Directions for this task: Write out the full listing exactly as given, minus the images.

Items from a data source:
_ _ _ _ _ _ _
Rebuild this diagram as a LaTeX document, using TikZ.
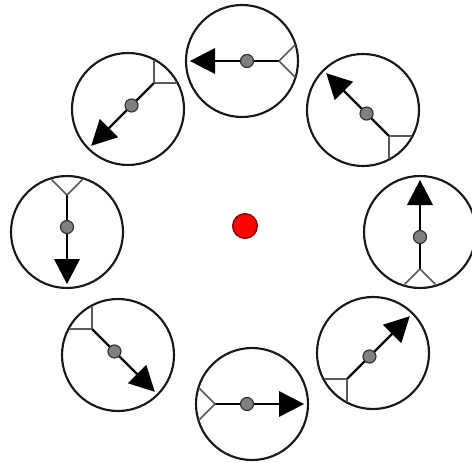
\documentclass[tikz,border=0pt]{standalone}
\begin{document}
\begin{tikzpicture}[x=0.75pt,y=0.75pt,
  ring/.style={circle,draw=black!90,line width=1.6pt,minimum size=84pt,inner sep=0pt},
  hubdot/.style={circle,fill=red,draw=red!50!black,line width=1pt,minimum size=18.5pt,inner sep=0pt},
  stem/.style={line width=2.2pt,draw=black},
  fork/.style={line width=1.2pt,draw=black!65},
  midot/.style={fill=black!50,draw=black!80,line width=0.9pt},
  glyph/.pic={
    \draw[stem] (-37,0) -- (28,0);
    \fill[black] (52,0) -- (27,13) -- (27,-13) -- cycle;
    \draw[fork] (-37,0) -- ++(135:23);
    \draw[fork] (-37,0) -- ++(-135:23);
    \draw[midot] (-5,0) circle (6.5);
  }]
\useasboundingbox (0,0) rectangle (472,462);
\node[ring] (c1) at (242,401) {};
\node[ring] (c2) at (363,352) {};
\node[ring] (c3) at (420,230) {};
\node[ring] (c4) at (373,109) {};
\node[ring] (c5) at (252,58) {};
\node[ring] (c6) at (118,107) {};
\node[ring] (c7) at (67,230) {};
\node[ring] (c8) at (128,353) {};
\node[hubdot] (hub) at (245,236) {};
\pic[rotate=180] at (c1.center) {glyph};
\pic[rotate=135,stem/.append style={line width=1.6pt}] at (c2.center) {glyph};
\pic[rotate=90] at (c3.center) {glyph};
\pic[rotate=45,stem/.append style={line width=1.6pt}] at (c4.center) {glyph};
\pic[rotate=0] at (c5.center) {glyph};
\pic[rotate=-45,stem/.append style={line width=1.6pt}] at (c6.center) {glyph};
\pic[rotate=-90] at (c7.center) {glyph};
\pic[rotate=-135,stem/.append style={line width=1.6pt}] at (c8.center) {glyph};
\end{tikzpicture}
\end{document}
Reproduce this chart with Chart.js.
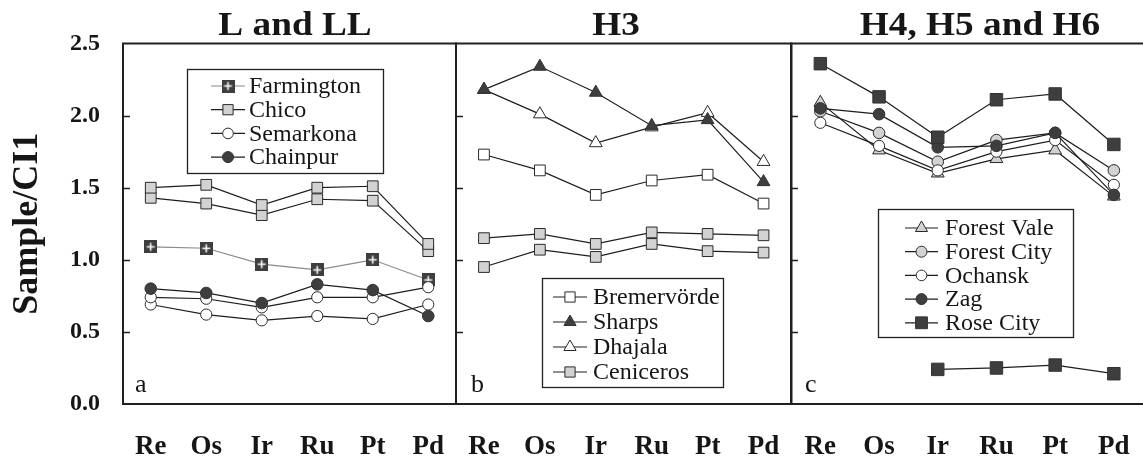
_ _ _ _ _ _ _
Exercise output:
Rebuild this diagram as a LaTeX document, using TikZ.
\documentclass[tikz,border=0pt]{standalone}
\begin{document}
\begin{tikzpicture}[x=0.75pt,y=0.75pt,
  ring/.style={circle,draw=black!90,line width=1.6pt,minimum size=84pt,inner sep=0pt},
  hubdot/.style={circle,fill=red,draw=red!50!black,line width=1pt,minimum size=18.5pt,inner sep=0pt},
  stem/.style={line width=2.2pt,draw=black},
  fork/.style={line width=1.2pt,draw=black!65},
  midot/.style={fill=black!50,draw=black!80,line width=0.9pt},
  glyph/.pic={
    \draw[stem] (-37,0) -- (28,0);
    \fill[black] (52,0) -- (27,13) -- (27,-13) -- cycle;
    \draw[fork] (-37,0) -- ++(135:23);
    \draw[fork] (-37,0) -- ++(-135:23);
    \draw[midot] (-5,0) circle (6.5);
  }]
\useasboundingbox (0,0) rectangle (472,462);
\node[ring] (c1) at (242,401) {};
\node[ring] (c2) at (363,352) {};
\node[ring] (c3) at (420,230) {};
\node[ring] (c4) at (373,109) {};
\node[ring] (c5) at (252,58) {};
\node[ring] (c6) at (118,107) {};
\node[ring] (c7) at (67,230) {};
\node[ring] (c8) at (128,353) {};
\node[hubdot] (hub) at (245,236) {};
\pic[rotate=180] at (c1.center) {glyph};
\pic[rotate=135,stem/.append style={line width=1.6pt}] at (c2.center) {glyph};
\pic[rotate=90] at (c3.center) {glyph};
\pic[rotate=45,stem/.append style={line width=1.6pt}] at (c4.center) {glyph};
\pic[rotate=0] at (c5.center) {glyph};
\pic[rotate=-45,stem/.append style={line width=1.6pt}] at (c6.center) {glyph};
\pic[rotate=-90] at (c7.center) {glyph};
\pic[rotate=-135,stem/.append style={line width=1.6pt}] at (c8.center) {glyph};
\end{tikzpicture}
\end{document}
Reproduce this chart with Chart.js.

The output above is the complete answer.